Branding mergers and acquisitions:
— The stronger brand takes over
When several brands merge into one, the key question is which brand will prevail. Very often, the cleanest branding decision is to back the strongest horse. That is, the brand that enjoys the strongest market position and greatest brand equity. One brand leads, the others follow. But how much change, if any, does the parent brand itself require?
Scenario 1: Absorption with no change to the parent brand
In its simplest form, this strategy is about total absorption. The other brands disappear and the parent brand continues unchanged. No renaming. No visual refresh. Sometimes not even a transitional phase.
This works best when there’s a clear brand equity gap. The stronger brand already owns mental availability, category associations and trust. The acquired brand adds business value (such as products, infrastructure, people or technology) but its name brings limited strategic advantage or would hinder the business ambitions of the acquiring brand.
A classic, already historic, example in Belgium is Carrefour’s acquisition of the GB Group. Despite GB being a household name, Carrefour progressively rebranded all GB stores under its own formats. The goal was clear: one unified brand, lower complexity, stronger scale and a clearer competitive position against players like Delhaize.
Full absorption works best when:
- The acquired brand has low or declining recognition
- The stronger brand’s equity is a critical asset
- The market and the business benefit from consolidation under one clear leader
Scenario 2: Absorption with brand evolution
A merger or acquisition can also be used as a moment for renewal.

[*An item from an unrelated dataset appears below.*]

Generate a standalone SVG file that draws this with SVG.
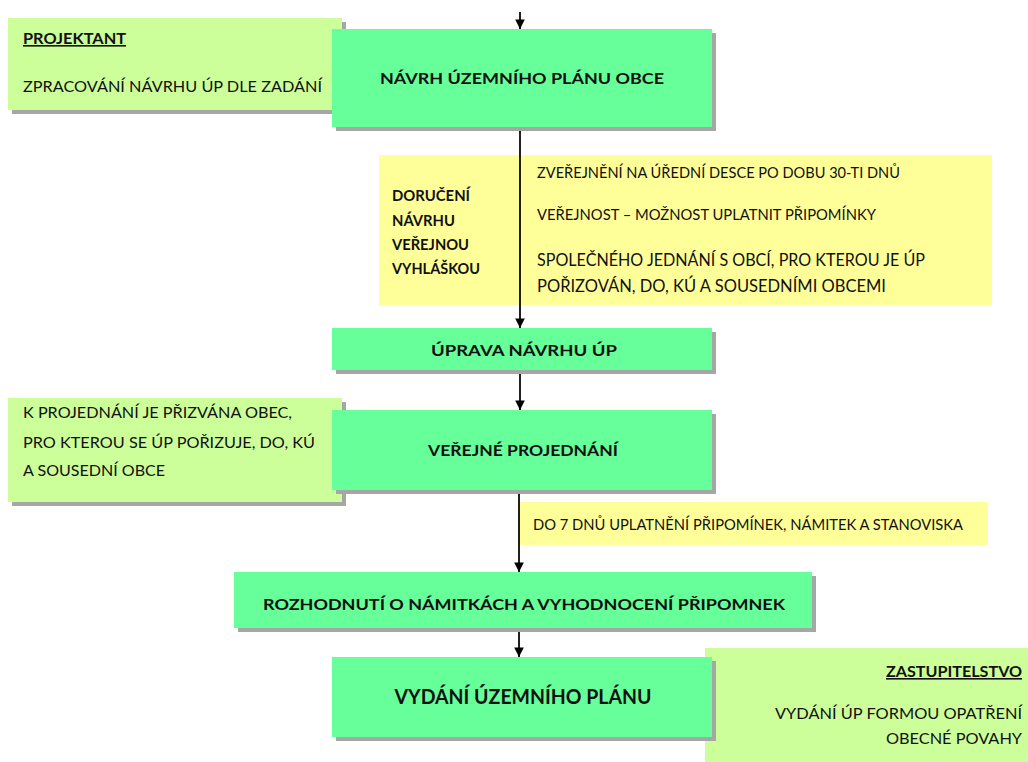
<svg xmlns="http://www.w3.org/2000/svg" width="1028" height="762" viewBox="0 0 1028 762">
<style>
text{font-family:Lato,"Open Sans","Liberation Sans",sans-serif;fill:#111}
.g{fill:#66FF99}
.l{fill:#CCFF99}
.y{fill:#FFFF99}
.sh{fill:#A6A6A6}
.b{font-weight:bold}
.t{font-size:16px}
.m{text-anchor:middle}
.e{text-anchor:end}
.u{text-decoration:underline}
.ln{stroke:#000;stroke-width:1.75;fill:none}
</style>
<defs>
<marker id="ah" viewBox="0 0 10 10" refX="10" refY="5" markerWidth="6" markerHeight="5.5" orient="auto" markerUnits="strokeWidth">
<path d="M0,0 L10,5 L0,10 z" fill="#000"/>
</marker>
</defs>

<g id="note-projektant">
<rect class="sh" x="12" y="22" width="334" height="92"/>
<rect class="l" x="8" y="18" width="334" height="92"/>
<text class="t b u" x="23" y="44" textLength="103" lengthAdjust="spacingAndGlyphs">PROJEKTANT</text>
<text class="t" x="23" y="92" textLength="299" lengthAdjust="spacingAndGlyphs">ZPRACOVÁNÍ NÁVRHU ÚP DLE ZADÁNÍ</text>
</g>

<g id="note-doruceni">
<rect class="y" x="379" y="155" width="613" height="150"/>
<text class="b" font-size="14.5" x="392" y="201" textLength="78" lengthAdjust="spacingAndGlyphs">DORUČENÍ</text>
<text class="b" font-size="14.5" x="392" y="226" textLength="63" lengthAdjust="spacingAndGlyphs">NÁVRHU</text>
<text class="b" font-size="14.5" x="392" y="250" textLength="77" lengthAdjust="spacingAndGlyphs">VEŘEJNOU</text>
<text class="b" font-size="14.5" x="392" y="274" textLength="88" lengthAdjust="spacingAndGlyphs">VYHLÁŠKOU</text>
<text font-size="15" x="537" y="178" textLength="363" lengthAdjust="spacingAndGlyphs">ZVEŘEJNĚNÍ NA ÚŘEDNÍ DESCE PO DOBU 30-TI DNŮ</text>
<text font-size="15" x="537" y="220" textLength="339" lengthAdjust="spacingAndGlyphs">VEŘEJNOST – MOŽNOST UPLATNIT PŘIPOMÍNKY</text>
<text font-size="17" x="537" y="266" textLength="388" lengthAdjust="spacingAndGlyphs">SPOLEČNÉHO JEDNÁNÍ S OBCÍ, PRO KTEROU JE ÚP</text>
<text font-size="17" x="537" y="292" textLength="349" lengthAdjust="spacingAndGlyphs">POŘIZOVÁN, DO, KÚ A SOUSEDNÍMI OBCEMI</text>
</g>

<g id="note-projednani">
<rect class="sh" x="12" y="402" width="334" height="104"/>
<rect class="l" x="8" y="398" width="334" height="104"/>
<text class="t" x="23" y="418" textLength="269" lengthAdjust="spacingAndGlyphs">K PROJEDNÁNÍ JE PŘIZVÁNA OBEC,</text>
<text class="t" x="23" y="448" textLength="292" lengthAdjust="spacingAndGlyphs">PRO KTEROU SE ÚP POŘIZUJE, DO, KÚ</text>
<text class="t" x="23" y="476" textLength="142" lengthAdjust="spacingAndGlyphs">A SOUSEDNÍ OBCE</text>
</g>

<g id="note-lhuta">
<rect class="y" x="518" y="502" width="470" height="43"/>
<text font-size="15" x="533" y="530" textLength="430" lengthAdjust="spacingAndGlyphs">DO 7 DNŮ UPLATNĚNÍ PŘIPOMÍNEK, NÁMITEK A STANOVISKA</text>
</g>

<g id="note-zastupitelstvo">
<rect class="l" x="705" y="648" width="330" height="120"/>
<text class="t b u e" x="1022" y="677" textLength="136" lengthAdjust="spacingAndGlyphs">ZASTUPITELSTVO</text>
<text class="t e" x="1022" y="719" textLength="247" lengthAdjust="spacingAndGlyphs">VYDÁNÍ ÚP FORMOU OPATŘENÍ</text>
<text class="t e" x="1022" y="744" textLength="136" lengthAdjust="spacingAndGlyphs">OBECNÉ POVAHY</text>
</g>

<g id="connectors">
<line class="ln" x1="520" y1="12" x2="520" y2="29" marker-end="url(#ah)"/>
<line class="ln" x1="520" y1="127" x2="520" y2="328" marker-end="url(#ah)"/>
<line class="ln" x1="520" y1="370" x2="520" y2="410" marker-end="url(#ah)"/>
<line class="ln" x1="519" y1="490" x2="519" y2="572" marker-end="url(#ah)"/>
<line class="ln" x1="519" y1="628" x2="519" y2="657" marker-end="url(#ah)"/>
</g>

<g id="node-navrh">
<rect class="sh" x="336" y="33" width="380" height="98"/>
<rect class="g" x="332" y="29" width="380" height="98"/>
<text class="t b m" x="522" y="84" textLength="284" lengthAdjust="spacingAndGlyphs">NÁVRH ÚZEMNÍHO PLÁNU OBCE</text>
</g>

<g id="node-uprava">
<rect class="sh" x="336" y="332" width="380" height="42"/>
<rect class="g" x="332" y="328" width="380" height="42"/>
<text class="t b m" x="524" y="356" textLength="186" lengthAdjust="spacingAndGlyphs">ÚPRAVA NÁVRHU ÚP</text>
</g>

<g id="node-verejne">
<rect class="sh" x="336" y="414" width="380" height="80"/>
<rect class="g" x="332" y="410" width="380" height="80"/>
<text class="t b m" x="523" y="456" textLength="190" lengthAdjust="spacingAndGlyphs">VEŘEJNÉ PROJEDNÁNÍ</text>
</g>

<g id="node-rozhodnuti">
<rect class="sh" x="238" y="576" width="578" height="56"/>
<rect class="g" x="234" y="572" width="578" height="56"/>
<text class="t b m" x="524" y="610" textLength="522" lengthAdjust="spacingAndGlyphs">ROZHODNUTÍ O NÁMITKÁCH A VYHODNOCENÍ PŘIPOMNEK</text>
</g>

<g id="node-vydani">
<rect class="sh" x="336" y="661" width="380" height="80"/>
<rect class="g" x="332" y="657" width="380" height="80"/>
<text class="b m" font-size="21" x="523" y="704" textLength="257" lengthAdjust="spacingAndGlyphs">VYDÁNÍ ÚZEMNÍHO PLÁNU</text>
</g>
</svg>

One brand still absorbs the other, but the parent brand uses the transition to refresh its identity, signalling a new chapter, a broader purpose or a strategic shift. This approach makes sense when the stronger brand is solid but its identity no longer reflects the ambitions.
Take Total’s transformation into TotalEnergies. Following acquisitions that allowed for the company’s expansion beyond oil and gas, Total updated its name, identity and purpose to reflect this significant strategic move, without sacrificing the equity of the Total brand.
A post-merger refresh is relevant when:
- The brand needs modernisation
- The acquisition reflects a changing strategic direction
- Leadership wants to re-energise internal culture
- The transition requires a clear public signal
One decision, two expressions
Both strategies are rooted in the same principle: when one brand is clearly stronger, it should lead. The difference lies in what the brand needs to signal. One approach says: “We’re bigger now.” The other says: “We’re becoming something more.”
In both cases, branding isn’t a consequence of the deal but rather how we want the public to understand the deal.